The baby, not himself deprived of breath, sets up a howling of his own.
I rush into the children's room, in the process tripping over a
five-foot-tall punching-bag named BoBo the Clown. "Hush, hush," I croon,
finally reaching the crib and patting the baby's back. "Night-night. Hush,
hush. Night-night." But baby has been asleep for nearly eight hours--he's
rested, he's hungry, and he's ready to play. He continues to cry and point
to the bedroom door. Across the room his brother slams a pillow over his
head and groans.
My husband the living saint comes to the door, smelling of dog. "Give
him to me," he whispers. "I'm up anyway." He carries the baby, along with
BoBo the clown, back into the den. Gratefully, I stagger back to our bed
and fall into it. I bury my head beneath a pillow of my own.
Saturday: 6:30 a.m. The living saint, no doubt having closed his
eyes briefly in prayer, has slipped into slumber on the futon in the den.
In the absence of a conscious chaperone, our second son has 1. unrolled all
the toilet paper in the guest bathroom and eaten a few sheets of it, 2.
snacked on both cat and dog food, and 3. distributed throughout the house
all the nearly-empty-but-still-dripping aluminum cans from the recycle bin
in the kitchen. When I enter the dining room, I find my toddler standing in
the middle of the dining-room table, gazing in wonder at his own
stale-beer-and-pet-food-smeared reflection in the brass light fixture
above.
I wake the saint and send him back to our room for his own
under-the-pillow shift.
Saturday: 9:30 a.m. My husband, returning to the den with a full
cup of coffee, trips over BoBo the Clown and throws his coffee across the
room.
"That's it," he announces as coffee drips off the artwork and onto the
futon. "BoBo has to go."
Saturday: 9:40 a.m. Sternly instructed to stay out of it, the
children and I watch through the sliding-glass door as their father stands
out in the grass and attempts to murder BoBo. Full of air, BoBo does not
fit into the garbage can, and emptying BoBo of air is not all that easy. My
husband tugs open the little rubber valve located in the middle of BoBo's
butt. No air escapes. Embracing BoBo, he squeezes until the children and I
can see the veins in his temples begin to pulse. BoBo remains jauntily
inflated. "Why doesn't Dad just poke it with his pocketknife?" my little
boy muses aloud.
A good suggestion, I think, but when I open the door to pass it along,
my husband raises his hand to silence me. "Everything's under control
here," he says, stomping BoBo repeatedly with one foot. I nod and close the
door. "Dad's got everything under control," I tell our son. At that moment,
Dad--sleep-bewildered and fury-muddled--throws his whole body into the air
and crashes down onto BoBo.
With 165 pounds of dead weight coming down upon him from above, BoBo
shoots across the lawn like a submarine-launched missile. My husband's feet
fly up over his head; he lands with a sickening thud, spread-eagled in the
grass. The children and I rush for the door. My husband opens his eyes in
time to see a neighbor walking toward us across the yard. "I'm sorry I had
to see that," the neighbor says, shaking his head.

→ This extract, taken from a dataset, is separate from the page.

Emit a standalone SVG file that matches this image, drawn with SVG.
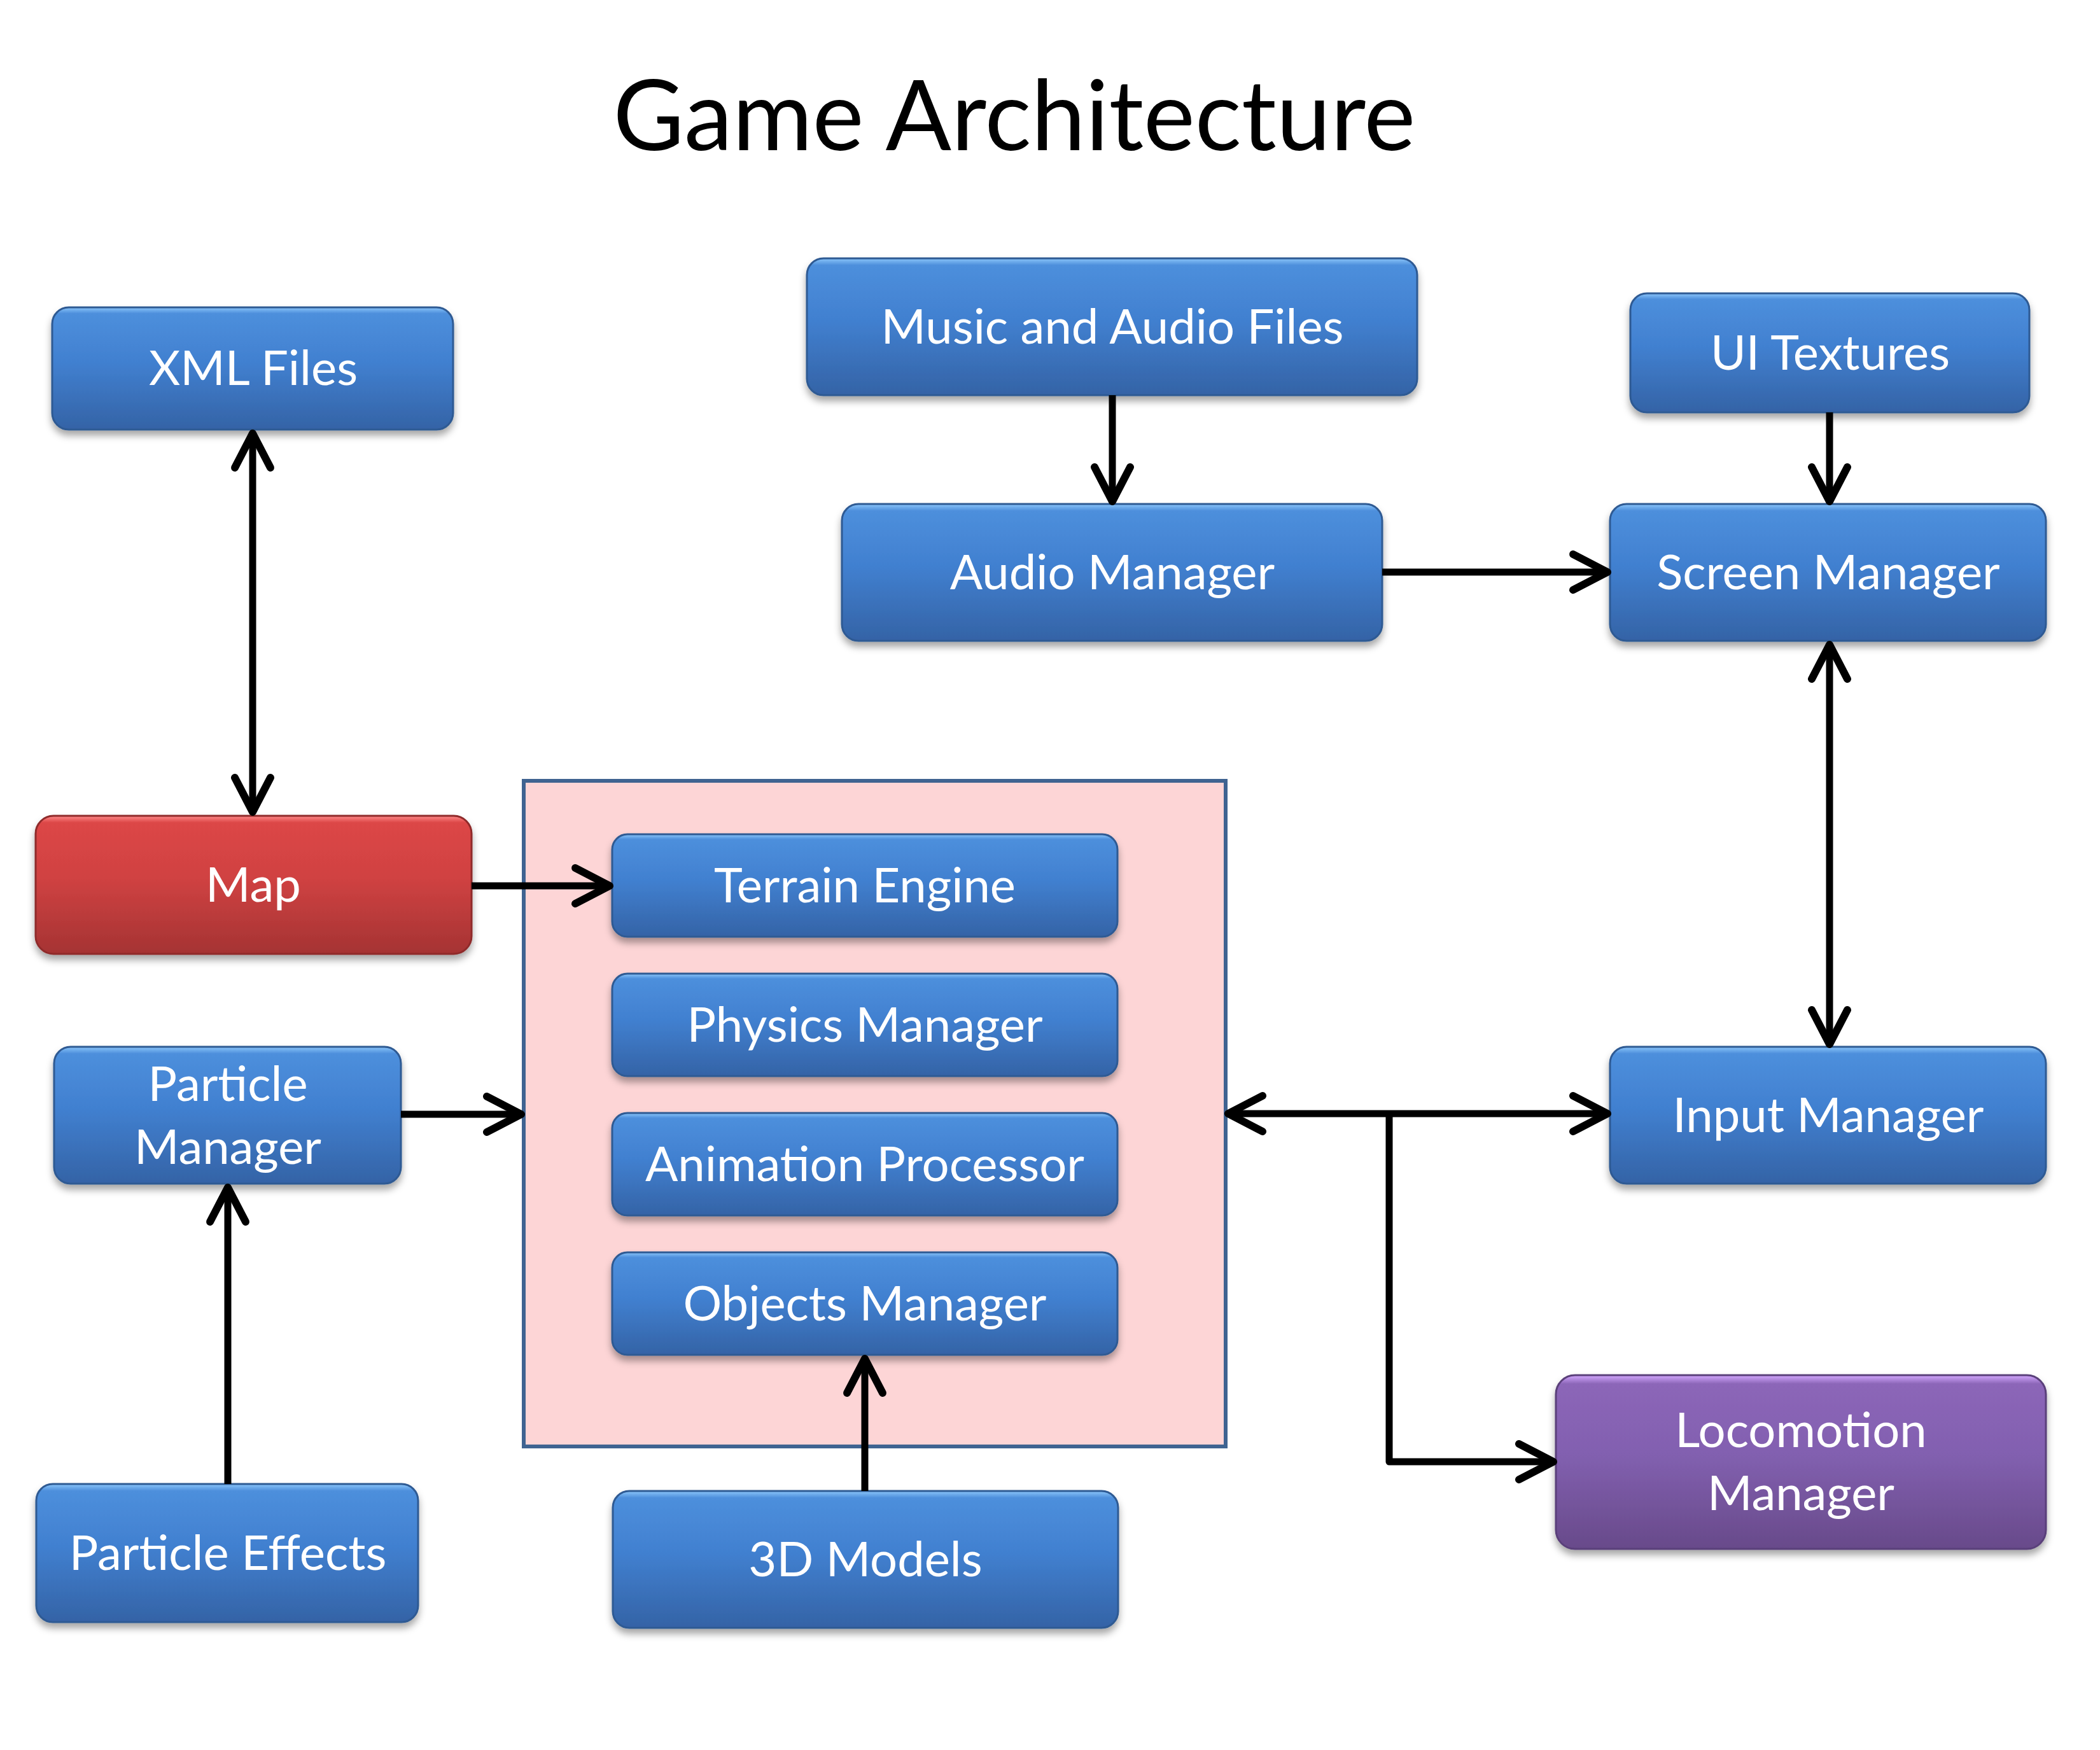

Meanwhile BoBo, entirely unmolested, rests face-down in a patch of
English ivy.
Saturday: 10:30 a.m. Just as the baby is finally getting sleepy
again, another neighbor calls and invites our little boy over to play. We
leap at the fabulous timing. Now maybe we'll get a nap too, before we leave
for the soccer game in two hours.
Saturday: 11:05 a.m. Bliss, bliss, bliss. The baby's asleep, the
doors are locked, the phone is unplugged, the covers are turned down. We
kick off our shoes and climb back into bed, but neither one of us has a
single cell fired for romance. It's naptime for Mommy and Daddy; what we
need, what we lust for, what we crave, is sleep.

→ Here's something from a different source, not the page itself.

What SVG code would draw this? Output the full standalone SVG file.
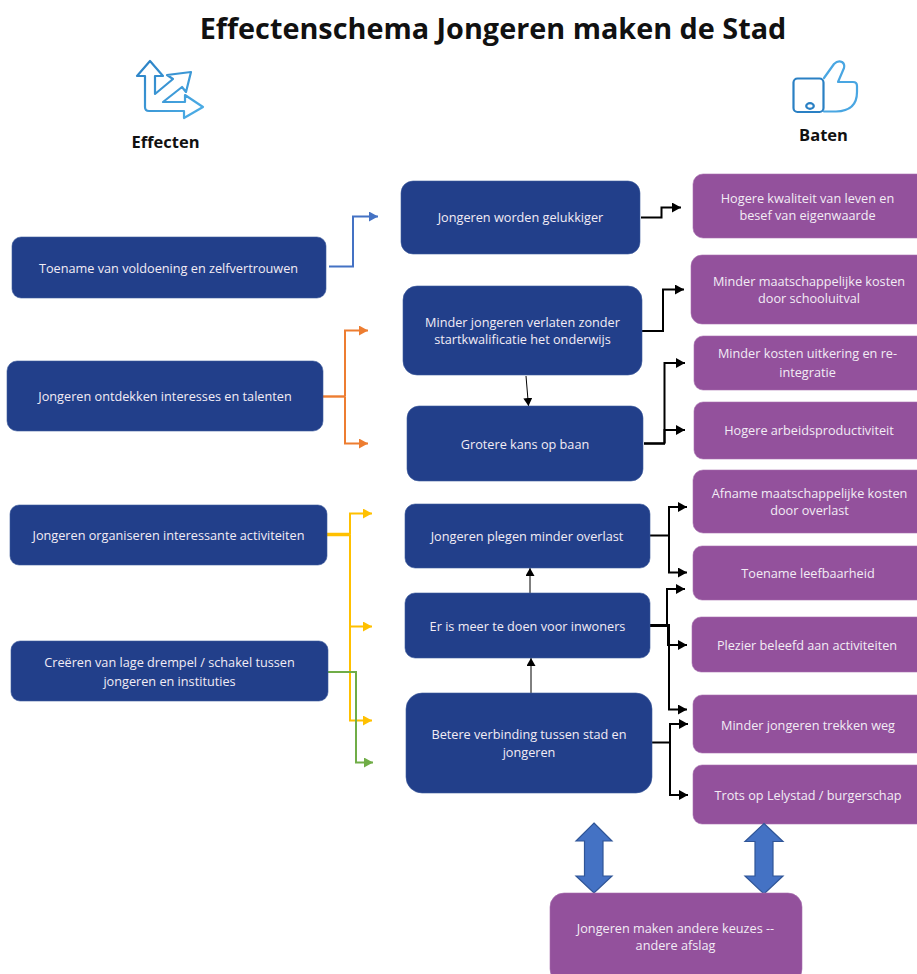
<svg xmlns="http://www.w3.org/2000/svg" width="917" height="974" viewBox="0 0 917 974">
<style>
text{font-family:"Open Sans","Noto Sans","Liberation Sans",sans-serif;text-anchor:middle}
.t{font-size:12.7px;fill:#f2ecf5}
.b rect{fill:#223f8a;stroke:#3d5a9c;stroke-width:.6}
.p rect{fill:#93519c;stroke:#a871b0;stroke-width:.6}
.h{font-weight:700;fill:#111;font-size:16.5px}
#connectors path{fill:none}
.k{stroke:#000;stroke-width:2}
.dbl{fill:#4472c4;stroke:#2f5597;stroke-width:1.2}
.ic{fill:none;stroke-linejoin:round;stroke-linecap:round;stroke-width:2.2}
</style>
<defs>
<linearGradient id="gi" x1="0" y1="0" x2="1" y2="1"><stop offset="0" stop-color="#2a80c4"/><stop offset="1" stop-color="#4fb0e8"/></linearGradient>
<marker id="mk" markerUnits="userSpaceOnUse" markerWidth="9" markerHeight="10" refX="9" refY="5" orient="auto"><path d="M0 0L9 5L0 10Z" fill="#000"/></marker>
<marker id="mb" markerUnits="userSpaceOnUse" markerWidth="9" markerHeight="10" refX="9" refY="5" orient="auto"><path d="M0 0L9 5L0 10Z" fill="#4472c4"/></marker>
<marker id="mo" markerUnits="userSpaceOnUse" markerWidth="9" markerHeight="10" refX="9" refY="5" orient="auto"><path d="M0 0L9 5L0 10Z" fill="#ed7d31"/></marker>
<marker id="my" markerUnits="userSpaceOnUse" markerWidth="9" markerHeight="10" refX="9" refY="5" orient="auto"><path d="M0 0L9 5L0 10Z" fill="#ffc000"/></marker>
<marker id="mg" markerUnits="userSpaceOnUse" markerWidth="9" markerHeight="10" refX="9" refY="5" orient="auto"><path d="M0 0L9 5L0 10Z" fill="#70ad47"/></marker>
<marker id="ms" markerUnits="userSpaceOnUse" markerWidth="8" markerHeight="9" refX="8" refY="4.5" orient="auto"><path d="M0 0L8 4.5L0 9Z" fill="#000"/></marker>
</defs>
<text x="493" y="39" font-size="28.800" font-weight="700" fill="#111">Effectenschema Jongeren maken de Stad</text>

<g id="icon-effecten" class="ic">
<path stroke="url(#gi)" d="M150 61L163 76H155V94L173 79L167 75L191 72L186 92L182 87L163 102H185V95L203 107L184 118V111H149Q145 111 145 107V76H137Z"/>
</g>
<text class="h" x="165.500" y="147.500">Effecten</text>

<g id="icon-baten" class="ic">
<rect x="793.500" y="78.500" width="30" height="33.500" rx="4" stroke="#2a80c4"/>
<ellipse cx="810" cy="106" rx="3.800" ry="2.800" stroke="#2a80c4"/>
<path stroke="#49a6e2" d="M824 78L834 64Q838 60 842 62Q845 64 844 68L838 82H853Q857 82 857 86V92Q857 111 836 111.500H824"/>
</g>
<text class="h" x="823.500" y="140.500">Baten</text>

<g id="connectors">
<path stroke="#4472c4" stroke-width="2" marker-end="url(#mb)" d="M329 266.500H353V216.500H378"/>
<path stroke="#ed7d31" stroke-width="2.400" d="M323 396.500H345"/>
<path stroke="#ed7d31" stroke-width="2" marker-end="url(#mo)" d="M345 396.500V330.500H368"/>
<path stroke="#ed7d31" stroke-width="2" marker-end="url(#mo)" d="M345 396.500V443.500H368"/>
<path stroke="#ffc000" stroke-width="3.500" d="M327 534.500H350"/>
<path stroke="#ffc000" stroke-width="2" marker-end="url(#my)" d="M350 534.500V513.500H372"/>
<path stroke="#ffc000" stroke-width="2" marker-end="url(#my)" d="M350 534.500V626.500H372"/>
<path stroke="#ffc000" stroke-width="2" marker-end="url(#my)" d="M350 534.500V720.500H372"/>
<path stroke="#70ad47" stroke-width="2" marker-end="url(#mg)" d="M328 672H356V762.500H373"/>

<path class="k" marker-end="url(#mk)" d="M641 217.500H661.500V207.500H681"/>
<path class="k" marker-end="url(#mk)" d="M642 331H663V289.500H684"/>
<path stroke="#000" stroke-width="2.600" d="M644 443.500H665"/>
<path class="k" marker-end="url(#mk)" d="M664.500 443.500V363H685"/>
<path class="k" marker-end="url(#mk)" d="M664.500 443.500V430H685"/>
<path class="k" marker-end="url(#mk)" d="M650 535.500H669V507H687"/>
<path class="k" marker-end="url(#mk)" d="M669 535.500V572.500H687"/>
<path stroke="#000" stroke-width="3" d="M650 625.500H668.500V645"/>
<path class="k" marker-end="url(#mk)" d="M667 625.500V589H685"/>
<path class="k" marker-end="url(#mk)" d="M667 645H687"/>
<path class="k" marker-end="url(#mk)" d="M669 625.500V709.500H687"/>
<path class="k" marker-end="url(#mk)" d="M652 742.500H670V724H688"/>
<path class="k" marker-end="url(#mk)" d="M670 742.500V795H688"/>
<path stroke="#000" stroke-width="1" marker-end="url(#ms)" d="M526 376L528.500 406"/>
<path stroke="#000" stroke-width="1" marker-end="url(#ms)" d="M530 593V568"/>
<path stroke="#000" stroke-width="1" marker-end="url(#ms)" d="M531 693V658"/>
</g>

<g id="n1" class="b"><rect x="12" y="237" width="314" height="61" rx="9"/><text class="t" x="168.500" y="272.500">Toename van voldoening en zelfvertrouwen</text></g>
<g id="n2" class="b"><rect x="7" y="361" width="316" height="70" rx="10"/><text class="t" x="165" y="400.500">Jongeren ontdekken interesses en talenten</text></g>
<g id="n3" class="b"><rect x="10" y="505" width="317" height="60" rx="9"/><text class="t" x="168.500" y="539.500">Jongeren organiseren interessante activiteiten</text></g>
<g id="n4" class="b"><rect x="11" y="641" width="317" height="60" rx="9"/><text class="t" x="169.500" y="666.500">Creëren van lage drempel / schakel tussen</text><text class="t" x="169.500" y="685.500">jongeren en instituties</text></g>
<g id="n5" class="b"><rect x="401" y="181" width="239" height="73" rx="12"/><text class="t" x="520.500" y="222">Jongeren worden gelukkiger</text></g>
<g id="n6" class="b"><rect x="403" y="286" width="239" height="89" rx="14"/><text class="t" x="522.500" y="327">Minder jongeren verlaten zonder</text><text class="t" x="522.500" y="344">startkwalificatie het onderwijs</text></g>
<g id="n7" class="b"><rect x="407" y="406" width="236" height="75" rx="12"/><text class="t" x="525" y="449">Grotere kans op baan</text></g>
<g id="n8" class="b"><rect x="405" y="504" width="245" height="64" rx="10"/><text class="t" x="527" y="541">Jongeren plegen minder overlast</text></g>
<g id="n9" class="b"><rect x="405" y="593" width="245" height="65" rx="10"/><text class="t" x="527.500" y="631">Er is meer te doen voor inwoners</text></g>
<g id="n10" class="b"><rect x="406" y="693" width="246" height="100" rx="16"/><text class="t" x="529" y="739">Betere verbinding tussen stad en</text><text class="t" x="529" y="757">jongeren</text></g>

<g id="b1" class="p"><rect x="693" y="174" width="240" height="64" rx="10"/><text class="t" x="807.500" y="203">Hogere kwaliteit van leven en</text><text class="t" x="807.500" y="220">besef van eigenwaarde</text></g>
<g id="b2" class="p"><rect x="691" y="255" width="240" height="69" rx="11"/><text class="t" x="809" y="286">Minder maatschappelijke kosten</text><text class="t" x="809" y="303">door schooluitval</text></g>
<g id="b3" class="p"><rect x="694" y="336" width="240" height="54" rx="9"/><text class="t" x="807.500" y="358">Minder kosten uitkering en re-</text><text class="t" x="807.500" y="377">integratie</text></g>
<g id="b4" class="p"><rect x="694" y="402" width="240" height="57" rx="9"/><text class="t" x="809" y="435">Hogere arbeidsproductiviteit</text></g>
<g id="b5" class="p"><rect x="693" y="470" width="240" height="63" rx="10"/><text class="t" x="809.500" y="498">Afname maatschappelijke kosten</text><text class="t" x="809.500" y="515">door overlast</text></g>
<g id="b6" class="p"><rect x="693" y="546" width="240" height="54" rx="9"/><text class="t" x="808" y="578">Toename leefbaarheid</text></g>
<g id="b7" class="p"><rect x="692" y="617" width="240" height="55" rx="9"/><text class="t" x="807" y="650">Plezier beleefd aan activiteiten</text></g>
<g id="b8" class="p"><rect x="693" y="695" width="240" height="58" rx="9"/><text class="t" x="808" y="730">Minder jongeren trekken weg</text></g>
<g id="b9" class="p"><rect x="693" y="765" width="240" height="59" rx="9"/><text class="t" x="808" y="800">Trots op Lelystad / burgerschap</text></g>

<path class="dbl" d="M594 823L612 841H603V876H612L594 893L576 876H584.500V841H576Z"/>
<path class="dbl" d="M764 823.500L783 841.500H773V876H783L764 894L745 876H755V841.500H745Z"/>

<g id="b10" class="p"><rect x="550" y="893" width="252" height="90" rx="14"/><text class="t" x="675.500" y="933">Jongeren maken andere keuzes --</text><text class="t" x="675.500" y="950">andere afslag</text></g>
</svg>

Saturday: 11:12 a.m. The doorbell rings; the dog springs from her
bed and rushes to the front door, skidding across the hardwood floors and
barking maniacally. In his room, the baby begins to howl. Once more my
husband tackles the dog while I open the front door. Our son is standing on
the stoop. "I wasn't having very much fun," he explains as his brother
screams in the background.
Aware, now, that her home is safe from intruders, the dog heads back to
bed. My husband heads back to the children's room for the baby. I head back
to our room for my shoes. We bump into each other in the hallway and look
at our watches. There was a time not so long ago when we hadn't even had
breakfast by 11:30 on Saturday morning. But those days are gone, as
Wordsworth said, and all their aching joys are now no more, and all their
dizzy raptures. It is not even noon and we have been awake for nine hours
straight.
"We'll get to sleep late again someday, honey," I point out as the baby
tugs my glasses from my face and begins to slobber on the lenses. "In 25
years, when the kids are grown, it'll be just the two of us again, all
alone."
At that moment, our little boy joins us in the hall. "You don't have to
worry about being alone ever again, Mom," he reassures me. "I'm going to
stay with my parents for the rest of my life."
I look down into his smiling face. Without a single word, I step back
into my room, close the door, and climb into bed. Out in the hall, the baby
is starting to fuss. I put the pillow over my head and close my eyes.
There's still an hour to go before the soccer game starts.